··· TASK INPUTS ···
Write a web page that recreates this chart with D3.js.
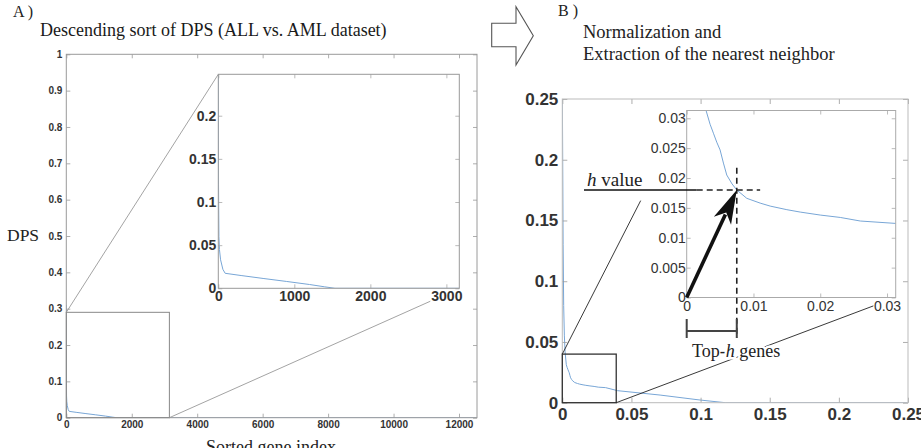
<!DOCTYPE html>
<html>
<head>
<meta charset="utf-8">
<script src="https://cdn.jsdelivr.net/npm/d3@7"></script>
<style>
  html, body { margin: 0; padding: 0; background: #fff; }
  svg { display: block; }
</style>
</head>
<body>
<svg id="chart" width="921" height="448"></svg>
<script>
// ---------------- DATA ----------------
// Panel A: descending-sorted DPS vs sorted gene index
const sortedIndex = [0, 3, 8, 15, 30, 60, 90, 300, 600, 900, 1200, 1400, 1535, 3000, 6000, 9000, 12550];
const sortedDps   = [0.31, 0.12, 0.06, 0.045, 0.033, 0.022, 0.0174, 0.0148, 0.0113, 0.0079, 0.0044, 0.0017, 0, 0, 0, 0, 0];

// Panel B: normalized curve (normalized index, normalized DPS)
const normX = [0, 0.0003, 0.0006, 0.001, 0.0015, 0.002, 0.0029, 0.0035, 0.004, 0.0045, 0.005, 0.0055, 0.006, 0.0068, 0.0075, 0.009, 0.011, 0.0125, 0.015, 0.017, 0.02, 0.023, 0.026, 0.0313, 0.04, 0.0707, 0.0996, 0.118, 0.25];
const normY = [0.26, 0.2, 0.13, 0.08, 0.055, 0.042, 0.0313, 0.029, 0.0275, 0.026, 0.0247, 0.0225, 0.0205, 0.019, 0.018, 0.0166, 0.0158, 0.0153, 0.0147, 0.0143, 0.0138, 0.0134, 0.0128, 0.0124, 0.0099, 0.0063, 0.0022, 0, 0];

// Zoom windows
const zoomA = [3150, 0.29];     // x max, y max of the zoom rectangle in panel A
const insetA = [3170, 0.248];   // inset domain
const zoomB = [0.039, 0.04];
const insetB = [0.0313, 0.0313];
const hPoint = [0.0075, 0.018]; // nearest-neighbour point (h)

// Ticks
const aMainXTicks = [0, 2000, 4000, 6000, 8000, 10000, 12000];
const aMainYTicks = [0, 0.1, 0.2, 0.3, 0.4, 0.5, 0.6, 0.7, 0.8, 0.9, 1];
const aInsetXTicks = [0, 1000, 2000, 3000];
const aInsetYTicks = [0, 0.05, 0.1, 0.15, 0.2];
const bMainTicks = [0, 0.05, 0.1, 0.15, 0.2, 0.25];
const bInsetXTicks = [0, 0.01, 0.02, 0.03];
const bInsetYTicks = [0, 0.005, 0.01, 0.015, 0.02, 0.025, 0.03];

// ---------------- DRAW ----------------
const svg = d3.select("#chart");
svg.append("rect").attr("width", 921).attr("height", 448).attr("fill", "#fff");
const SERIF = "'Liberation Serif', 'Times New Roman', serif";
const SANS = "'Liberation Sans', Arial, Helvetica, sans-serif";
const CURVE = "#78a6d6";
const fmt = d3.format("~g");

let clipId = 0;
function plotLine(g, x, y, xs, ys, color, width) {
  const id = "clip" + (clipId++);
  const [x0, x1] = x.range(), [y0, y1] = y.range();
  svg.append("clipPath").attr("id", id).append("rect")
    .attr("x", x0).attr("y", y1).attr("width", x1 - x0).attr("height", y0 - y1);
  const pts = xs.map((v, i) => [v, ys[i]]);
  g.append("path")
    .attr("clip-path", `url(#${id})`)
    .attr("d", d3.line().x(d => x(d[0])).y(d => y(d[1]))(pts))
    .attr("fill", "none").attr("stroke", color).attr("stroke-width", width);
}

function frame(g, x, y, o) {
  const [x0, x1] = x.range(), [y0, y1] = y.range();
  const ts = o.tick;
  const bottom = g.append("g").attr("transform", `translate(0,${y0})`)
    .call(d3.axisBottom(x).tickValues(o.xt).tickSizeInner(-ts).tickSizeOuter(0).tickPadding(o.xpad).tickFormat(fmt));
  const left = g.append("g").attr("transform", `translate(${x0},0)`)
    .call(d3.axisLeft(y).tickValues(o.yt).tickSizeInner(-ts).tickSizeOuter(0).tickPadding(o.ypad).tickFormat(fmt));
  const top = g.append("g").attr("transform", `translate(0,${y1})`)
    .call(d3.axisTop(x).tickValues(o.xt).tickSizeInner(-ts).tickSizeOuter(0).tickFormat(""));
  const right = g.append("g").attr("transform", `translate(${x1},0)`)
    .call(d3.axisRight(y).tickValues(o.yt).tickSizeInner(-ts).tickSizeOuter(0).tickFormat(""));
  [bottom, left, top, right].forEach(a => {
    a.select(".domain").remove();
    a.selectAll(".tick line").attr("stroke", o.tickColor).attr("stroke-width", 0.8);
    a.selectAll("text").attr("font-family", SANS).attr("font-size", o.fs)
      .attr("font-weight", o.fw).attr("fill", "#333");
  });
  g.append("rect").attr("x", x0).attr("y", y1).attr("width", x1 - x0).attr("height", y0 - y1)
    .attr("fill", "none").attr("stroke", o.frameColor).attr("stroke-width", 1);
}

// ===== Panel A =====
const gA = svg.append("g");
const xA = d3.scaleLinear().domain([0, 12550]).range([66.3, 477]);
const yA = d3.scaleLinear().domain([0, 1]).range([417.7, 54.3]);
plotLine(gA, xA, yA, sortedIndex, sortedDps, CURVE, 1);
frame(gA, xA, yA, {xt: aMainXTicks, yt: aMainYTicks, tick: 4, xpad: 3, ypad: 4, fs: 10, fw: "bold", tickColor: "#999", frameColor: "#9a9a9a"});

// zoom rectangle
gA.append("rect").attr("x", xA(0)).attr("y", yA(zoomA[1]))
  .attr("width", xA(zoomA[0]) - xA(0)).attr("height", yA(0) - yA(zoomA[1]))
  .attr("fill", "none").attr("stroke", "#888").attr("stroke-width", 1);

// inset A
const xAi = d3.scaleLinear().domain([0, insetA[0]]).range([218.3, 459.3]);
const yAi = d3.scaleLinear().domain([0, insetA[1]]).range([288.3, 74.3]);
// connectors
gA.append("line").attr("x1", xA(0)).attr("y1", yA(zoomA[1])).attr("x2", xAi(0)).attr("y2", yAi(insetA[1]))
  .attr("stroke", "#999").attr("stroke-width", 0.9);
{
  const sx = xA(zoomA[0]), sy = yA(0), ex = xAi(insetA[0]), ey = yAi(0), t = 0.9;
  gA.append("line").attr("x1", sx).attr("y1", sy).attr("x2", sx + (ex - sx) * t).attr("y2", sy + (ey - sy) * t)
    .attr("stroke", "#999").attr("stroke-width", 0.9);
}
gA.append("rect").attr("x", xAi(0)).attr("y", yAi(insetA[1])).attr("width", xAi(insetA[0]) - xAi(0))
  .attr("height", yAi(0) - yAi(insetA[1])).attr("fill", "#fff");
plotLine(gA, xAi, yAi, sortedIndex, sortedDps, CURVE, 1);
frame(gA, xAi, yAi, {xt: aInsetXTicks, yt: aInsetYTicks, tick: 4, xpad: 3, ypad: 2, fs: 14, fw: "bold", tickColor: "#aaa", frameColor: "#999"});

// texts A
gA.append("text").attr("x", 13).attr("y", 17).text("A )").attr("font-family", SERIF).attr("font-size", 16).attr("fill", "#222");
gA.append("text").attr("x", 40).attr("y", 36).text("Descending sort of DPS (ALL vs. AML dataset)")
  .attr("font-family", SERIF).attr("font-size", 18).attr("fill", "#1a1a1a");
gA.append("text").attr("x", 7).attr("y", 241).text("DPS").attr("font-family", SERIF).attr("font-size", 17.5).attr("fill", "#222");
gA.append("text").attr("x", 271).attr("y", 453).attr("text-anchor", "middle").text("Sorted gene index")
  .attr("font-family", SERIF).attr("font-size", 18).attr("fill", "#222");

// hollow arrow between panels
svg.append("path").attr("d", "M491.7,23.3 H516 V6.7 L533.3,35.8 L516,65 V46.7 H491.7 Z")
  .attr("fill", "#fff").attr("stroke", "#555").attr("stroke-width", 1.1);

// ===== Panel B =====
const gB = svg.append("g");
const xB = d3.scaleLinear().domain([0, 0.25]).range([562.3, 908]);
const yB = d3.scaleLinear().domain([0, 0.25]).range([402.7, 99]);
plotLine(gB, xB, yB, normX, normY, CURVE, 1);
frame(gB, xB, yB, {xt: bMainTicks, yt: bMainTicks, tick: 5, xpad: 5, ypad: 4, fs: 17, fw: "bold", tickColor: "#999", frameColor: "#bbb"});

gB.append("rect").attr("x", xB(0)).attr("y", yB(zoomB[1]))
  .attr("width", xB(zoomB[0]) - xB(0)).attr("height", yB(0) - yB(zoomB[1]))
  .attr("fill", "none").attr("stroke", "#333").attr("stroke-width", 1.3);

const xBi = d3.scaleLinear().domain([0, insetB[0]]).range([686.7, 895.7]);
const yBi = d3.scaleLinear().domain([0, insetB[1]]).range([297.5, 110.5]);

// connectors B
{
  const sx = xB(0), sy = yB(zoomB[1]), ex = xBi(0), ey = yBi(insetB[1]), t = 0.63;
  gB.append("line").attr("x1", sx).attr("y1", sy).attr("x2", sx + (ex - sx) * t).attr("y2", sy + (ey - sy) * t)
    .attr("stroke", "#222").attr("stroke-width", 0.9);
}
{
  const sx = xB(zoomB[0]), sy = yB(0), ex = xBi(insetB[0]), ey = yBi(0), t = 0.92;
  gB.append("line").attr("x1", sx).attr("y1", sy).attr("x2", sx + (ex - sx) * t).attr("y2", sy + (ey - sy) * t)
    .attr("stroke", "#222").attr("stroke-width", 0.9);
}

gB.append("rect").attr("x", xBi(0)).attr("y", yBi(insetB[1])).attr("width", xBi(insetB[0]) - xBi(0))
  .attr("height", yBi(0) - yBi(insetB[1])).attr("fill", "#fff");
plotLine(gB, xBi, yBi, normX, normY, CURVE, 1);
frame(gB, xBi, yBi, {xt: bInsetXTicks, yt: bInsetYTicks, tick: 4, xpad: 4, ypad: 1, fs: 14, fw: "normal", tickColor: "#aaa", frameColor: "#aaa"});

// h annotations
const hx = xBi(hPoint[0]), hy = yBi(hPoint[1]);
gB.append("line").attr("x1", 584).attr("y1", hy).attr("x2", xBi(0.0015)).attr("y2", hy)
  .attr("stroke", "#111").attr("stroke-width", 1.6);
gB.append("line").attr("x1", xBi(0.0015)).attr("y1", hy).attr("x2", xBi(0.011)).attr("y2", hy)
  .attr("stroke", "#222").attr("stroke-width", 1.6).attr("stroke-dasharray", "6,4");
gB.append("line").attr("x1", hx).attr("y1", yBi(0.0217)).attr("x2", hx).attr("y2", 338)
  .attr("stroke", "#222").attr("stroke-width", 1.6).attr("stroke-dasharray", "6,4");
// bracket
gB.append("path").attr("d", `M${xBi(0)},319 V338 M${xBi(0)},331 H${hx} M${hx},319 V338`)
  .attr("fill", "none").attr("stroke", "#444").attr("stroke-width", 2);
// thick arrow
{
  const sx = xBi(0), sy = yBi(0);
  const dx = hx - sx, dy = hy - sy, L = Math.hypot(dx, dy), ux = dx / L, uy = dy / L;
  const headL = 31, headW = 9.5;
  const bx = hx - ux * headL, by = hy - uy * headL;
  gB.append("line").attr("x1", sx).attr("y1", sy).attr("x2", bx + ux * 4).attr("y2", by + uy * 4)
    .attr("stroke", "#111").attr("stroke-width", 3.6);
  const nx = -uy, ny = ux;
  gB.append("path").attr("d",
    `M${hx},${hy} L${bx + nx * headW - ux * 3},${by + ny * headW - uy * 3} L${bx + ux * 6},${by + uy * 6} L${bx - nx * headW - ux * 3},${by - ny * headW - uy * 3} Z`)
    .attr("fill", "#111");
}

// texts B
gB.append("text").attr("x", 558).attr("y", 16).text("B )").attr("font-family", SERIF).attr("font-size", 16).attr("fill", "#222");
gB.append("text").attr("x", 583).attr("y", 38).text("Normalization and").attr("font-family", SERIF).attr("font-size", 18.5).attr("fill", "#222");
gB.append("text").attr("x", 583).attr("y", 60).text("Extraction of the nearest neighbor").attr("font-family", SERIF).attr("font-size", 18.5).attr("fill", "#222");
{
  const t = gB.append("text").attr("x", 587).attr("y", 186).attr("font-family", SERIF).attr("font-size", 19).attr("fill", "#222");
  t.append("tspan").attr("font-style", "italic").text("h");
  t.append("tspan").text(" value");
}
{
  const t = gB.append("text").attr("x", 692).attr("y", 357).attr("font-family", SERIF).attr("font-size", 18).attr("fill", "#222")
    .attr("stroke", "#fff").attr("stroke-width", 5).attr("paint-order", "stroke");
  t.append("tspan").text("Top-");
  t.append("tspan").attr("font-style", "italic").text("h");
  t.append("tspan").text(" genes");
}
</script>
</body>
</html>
···
··· TASK INPUTS ···
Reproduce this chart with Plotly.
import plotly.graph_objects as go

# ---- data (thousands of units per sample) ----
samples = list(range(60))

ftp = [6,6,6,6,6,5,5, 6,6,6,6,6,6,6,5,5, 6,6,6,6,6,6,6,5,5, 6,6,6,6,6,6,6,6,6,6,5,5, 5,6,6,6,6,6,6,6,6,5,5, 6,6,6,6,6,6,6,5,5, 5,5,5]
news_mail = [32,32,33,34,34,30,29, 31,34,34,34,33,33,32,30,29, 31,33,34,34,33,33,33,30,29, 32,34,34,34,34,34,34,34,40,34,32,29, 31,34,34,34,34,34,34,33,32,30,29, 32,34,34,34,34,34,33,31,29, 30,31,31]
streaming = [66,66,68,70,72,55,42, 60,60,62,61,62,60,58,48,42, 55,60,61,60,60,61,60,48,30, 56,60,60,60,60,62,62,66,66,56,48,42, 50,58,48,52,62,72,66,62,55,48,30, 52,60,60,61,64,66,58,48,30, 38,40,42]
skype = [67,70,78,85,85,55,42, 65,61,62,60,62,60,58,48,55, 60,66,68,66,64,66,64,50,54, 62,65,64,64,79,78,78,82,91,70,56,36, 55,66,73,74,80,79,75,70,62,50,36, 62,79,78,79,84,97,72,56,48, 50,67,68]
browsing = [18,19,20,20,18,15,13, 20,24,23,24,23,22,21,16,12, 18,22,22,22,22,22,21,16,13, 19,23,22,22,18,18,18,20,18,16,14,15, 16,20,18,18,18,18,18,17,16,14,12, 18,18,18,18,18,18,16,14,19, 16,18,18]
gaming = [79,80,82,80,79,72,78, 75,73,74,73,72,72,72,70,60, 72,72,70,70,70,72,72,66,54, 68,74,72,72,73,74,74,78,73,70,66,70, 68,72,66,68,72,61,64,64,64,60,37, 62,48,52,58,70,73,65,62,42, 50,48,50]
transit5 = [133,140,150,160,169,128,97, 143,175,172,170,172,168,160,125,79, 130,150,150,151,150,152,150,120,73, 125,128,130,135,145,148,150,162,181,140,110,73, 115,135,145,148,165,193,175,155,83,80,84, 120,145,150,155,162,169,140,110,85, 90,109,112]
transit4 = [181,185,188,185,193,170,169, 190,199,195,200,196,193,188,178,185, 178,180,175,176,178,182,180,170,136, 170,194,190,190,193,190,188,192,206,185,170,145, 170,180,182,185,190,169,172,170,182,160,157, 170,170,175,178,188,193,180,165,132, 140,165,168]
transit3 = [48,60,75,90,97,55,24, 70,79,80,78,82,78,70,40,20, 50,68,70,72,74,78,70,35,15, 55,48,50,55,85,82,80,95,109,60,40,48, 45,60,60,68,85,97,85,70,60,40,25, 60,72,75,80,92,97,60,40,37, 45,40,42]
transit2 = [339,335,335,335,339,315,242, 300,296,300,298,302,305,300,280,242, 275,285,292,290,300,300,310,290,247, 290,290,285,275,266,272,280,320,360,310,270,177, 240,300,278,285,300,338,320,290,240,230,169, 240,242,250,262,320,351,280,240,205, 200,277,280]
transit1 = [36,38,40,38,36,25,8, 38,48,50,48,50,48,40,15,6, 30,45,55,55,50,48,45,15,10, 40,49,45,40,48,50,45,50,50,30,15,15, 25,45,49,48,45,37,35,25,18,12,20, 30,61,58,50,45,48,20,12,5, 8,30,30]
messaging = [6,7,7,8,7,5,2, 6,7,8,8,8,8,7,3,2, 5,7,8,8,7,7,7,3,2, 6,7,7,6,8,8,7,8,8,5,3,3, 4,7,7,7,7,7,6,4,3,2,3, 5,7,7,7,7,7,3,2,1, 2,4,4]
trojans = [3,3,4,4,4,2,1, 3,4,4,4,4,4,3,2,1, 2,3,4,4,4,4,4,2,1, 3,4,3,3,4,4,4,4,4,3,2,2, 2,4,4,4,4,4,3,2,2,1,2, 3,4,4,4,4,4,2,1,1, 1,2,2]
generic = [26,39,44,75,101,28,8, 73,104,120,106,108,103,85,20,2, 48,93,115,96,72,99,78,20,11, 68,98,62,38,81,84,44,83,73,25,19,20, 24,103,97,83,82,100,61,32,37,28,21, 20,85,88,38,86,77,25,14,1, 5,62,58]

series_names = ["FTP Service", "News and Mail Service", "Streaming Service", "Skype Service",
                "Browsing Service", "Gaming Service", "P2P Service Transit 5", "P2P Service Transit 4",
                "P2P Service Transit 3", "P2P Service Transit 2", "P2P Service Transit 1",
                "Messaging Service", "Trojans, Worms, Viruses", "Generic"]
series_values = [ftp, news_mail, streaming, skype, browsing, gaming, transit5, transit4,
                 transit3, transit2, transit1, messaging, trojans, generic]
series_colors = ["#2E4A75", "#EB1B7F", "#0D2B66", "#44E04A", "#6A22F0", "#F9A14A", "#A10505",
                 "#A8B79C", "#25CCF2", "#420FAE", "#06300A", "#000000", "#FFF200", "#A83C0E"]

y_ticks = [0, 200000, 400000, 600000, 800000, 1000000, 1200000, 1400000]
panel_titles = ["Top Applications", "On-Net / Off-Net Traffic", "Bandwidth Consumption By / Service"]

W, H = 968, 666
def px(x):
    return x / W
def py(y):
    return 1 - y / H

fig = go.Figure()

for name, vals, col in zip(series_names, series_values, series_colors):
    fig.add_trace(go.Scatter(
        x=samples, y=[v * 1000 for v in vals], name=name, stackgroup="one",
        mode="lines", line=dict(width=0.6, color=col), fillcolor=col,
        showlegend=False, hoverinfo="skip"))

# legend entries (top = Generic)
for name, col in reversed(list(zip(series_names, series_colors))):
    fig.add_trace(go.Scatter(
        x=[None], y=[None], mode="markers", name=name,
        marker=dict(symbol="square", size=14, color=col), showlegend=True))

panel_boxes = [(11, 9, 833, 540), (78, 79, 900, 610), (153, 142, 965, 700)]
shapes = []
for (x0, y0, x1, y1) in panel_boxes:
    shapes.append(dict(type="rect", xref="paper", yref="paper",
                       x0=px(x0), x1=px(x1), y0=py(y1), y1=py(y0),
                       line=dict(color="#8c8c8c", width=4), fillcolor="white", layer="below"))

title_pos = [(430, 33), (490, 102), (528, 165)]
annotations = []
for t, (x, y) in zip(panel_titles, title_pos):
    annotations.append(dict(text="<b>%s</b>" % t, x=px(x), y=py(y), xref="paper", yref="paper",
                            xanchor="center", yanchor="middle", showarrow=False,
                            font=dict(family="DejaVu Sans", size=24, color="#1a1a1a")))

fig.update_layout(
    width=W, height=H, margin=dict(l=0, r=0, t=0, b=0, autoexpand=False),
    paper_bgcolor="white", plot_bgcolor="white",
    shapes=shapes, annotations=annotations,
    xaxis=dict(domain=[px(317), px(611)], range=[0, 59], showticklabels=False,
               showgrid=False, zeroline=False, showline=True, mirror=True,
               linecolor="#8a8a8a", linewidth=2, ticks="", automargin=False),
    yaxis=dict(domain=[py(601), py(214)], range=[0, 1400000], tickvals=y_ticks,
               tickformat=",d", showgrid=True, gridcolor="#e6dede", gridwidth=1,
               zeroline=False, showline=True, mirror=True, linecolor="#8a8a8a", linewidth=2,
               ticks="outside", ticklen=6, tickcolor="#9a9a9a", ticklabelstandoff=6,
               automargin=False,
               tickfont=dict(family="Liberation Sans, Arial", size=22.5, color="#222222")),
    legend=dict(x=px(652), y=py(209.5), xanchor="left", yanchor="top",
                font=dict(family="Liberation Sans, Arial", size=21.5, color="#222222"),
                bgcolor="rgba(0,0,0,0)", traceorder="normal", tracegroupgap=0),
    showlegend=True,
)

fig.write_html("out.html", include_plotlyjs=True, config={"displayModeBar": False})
···
··· TASK INPUTS ···
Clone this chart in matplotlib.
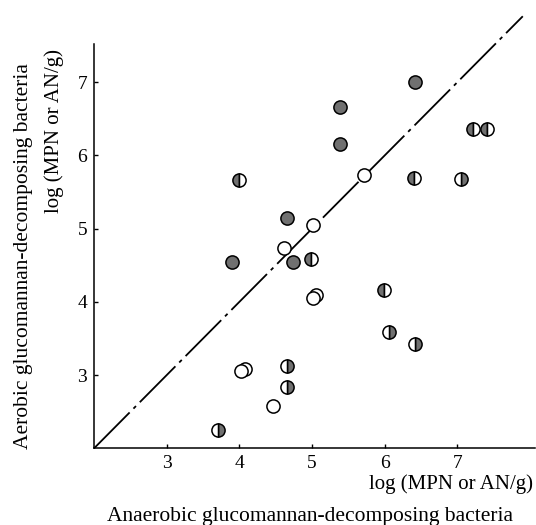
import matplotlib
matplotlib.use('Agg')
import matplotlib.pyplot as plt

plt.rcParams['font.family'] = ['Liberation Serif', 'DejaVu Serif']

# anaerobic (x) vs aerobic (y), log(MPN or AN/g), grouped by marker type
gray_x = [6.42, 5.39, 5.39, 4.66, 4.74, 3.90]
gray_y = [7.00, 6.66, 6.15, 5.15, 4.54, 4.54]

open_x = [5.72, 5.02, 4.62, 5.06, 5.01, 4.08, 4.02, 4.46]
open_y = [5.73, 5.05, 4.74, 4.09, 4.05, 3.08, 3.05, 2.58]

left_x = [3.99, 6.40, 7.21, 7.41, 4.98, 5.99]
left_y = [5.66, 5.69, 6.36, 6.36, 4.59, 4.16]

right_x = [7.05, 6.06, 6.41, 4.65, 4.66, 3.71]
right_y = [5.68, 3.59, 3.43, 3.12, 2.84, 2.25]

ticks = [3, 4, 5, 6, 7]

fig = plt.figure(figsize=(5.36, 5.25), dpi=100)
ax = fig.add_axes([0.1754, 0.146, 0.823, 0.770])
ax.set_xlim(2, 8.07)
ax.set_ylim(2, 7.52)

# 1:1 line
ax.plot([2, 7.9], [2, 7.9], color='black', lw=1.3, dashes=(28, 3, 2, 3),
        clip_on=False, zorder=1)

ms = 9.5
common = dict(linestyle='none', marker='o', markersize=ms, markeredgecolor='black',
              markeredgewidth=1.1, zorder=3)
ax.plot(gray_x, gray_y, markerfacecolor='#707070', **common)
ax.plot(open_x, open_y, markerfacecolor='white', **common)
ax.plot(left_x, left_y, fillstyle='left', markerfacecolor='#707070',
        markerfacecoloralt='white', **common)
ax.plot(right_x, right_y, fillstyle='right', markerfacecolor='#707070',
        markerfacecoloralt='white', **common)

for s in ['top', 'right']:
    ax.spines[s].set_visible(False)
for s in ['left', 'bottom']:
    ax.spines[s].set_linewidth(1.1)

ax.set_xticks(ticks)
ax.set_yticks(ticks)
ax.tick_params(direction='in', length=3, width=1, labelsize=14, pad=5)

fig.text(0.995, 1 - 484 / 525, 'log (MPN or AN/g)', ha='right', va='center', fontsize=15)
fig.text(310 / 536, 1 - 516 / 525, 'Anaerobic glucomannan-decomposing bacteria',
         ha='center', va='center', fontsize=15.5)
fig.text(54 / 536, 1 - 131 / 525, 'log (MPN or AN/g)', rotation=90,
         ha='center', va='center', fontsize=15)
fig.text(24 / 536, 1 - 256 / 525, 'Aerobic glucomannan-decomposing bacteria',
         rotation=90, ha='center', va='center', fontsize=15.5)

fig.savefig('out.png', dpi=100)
···
SET TASK:
Leave out the pictures and quote exactly the lines from the one where "Write a web" appears to the one where "0, 0, 0, 0, 0];" appears, both ends counted.

RESULT OF THE EXERCISE:
Write a web page that recreates this chart with D3.js.
<!DOCTYPE html>
<html>
<head>
<meta charset="utf-8">
<script src="https://cdn.jsdelivr.net/npm/d3@7"></script>
<style>
  html, body { margin: 0; padding: 0; background: #fff; }
  svg { display: block; }
</style>
</head>
<body>
<svg id="chart" width="921" height="448"></svg>
<script>
// ---------------- DATA ----------------
// Panel A: descending-sorted DPS vs sorted gene index
const sortedIndex = [0, 3, 8, 15, 30, 60, 90, 300, 600, 900, 1200, 1400, 1535, 3000, 6000, 9000, 12550];
const sortedDps   = [0.31, 0.12, 0.06, 0.045, 0.033, 0.022, 0.0174, 0.0148, 0.0113, 0.0079, 0.0044, 0.0017, 0, 0, 0, 0, 0];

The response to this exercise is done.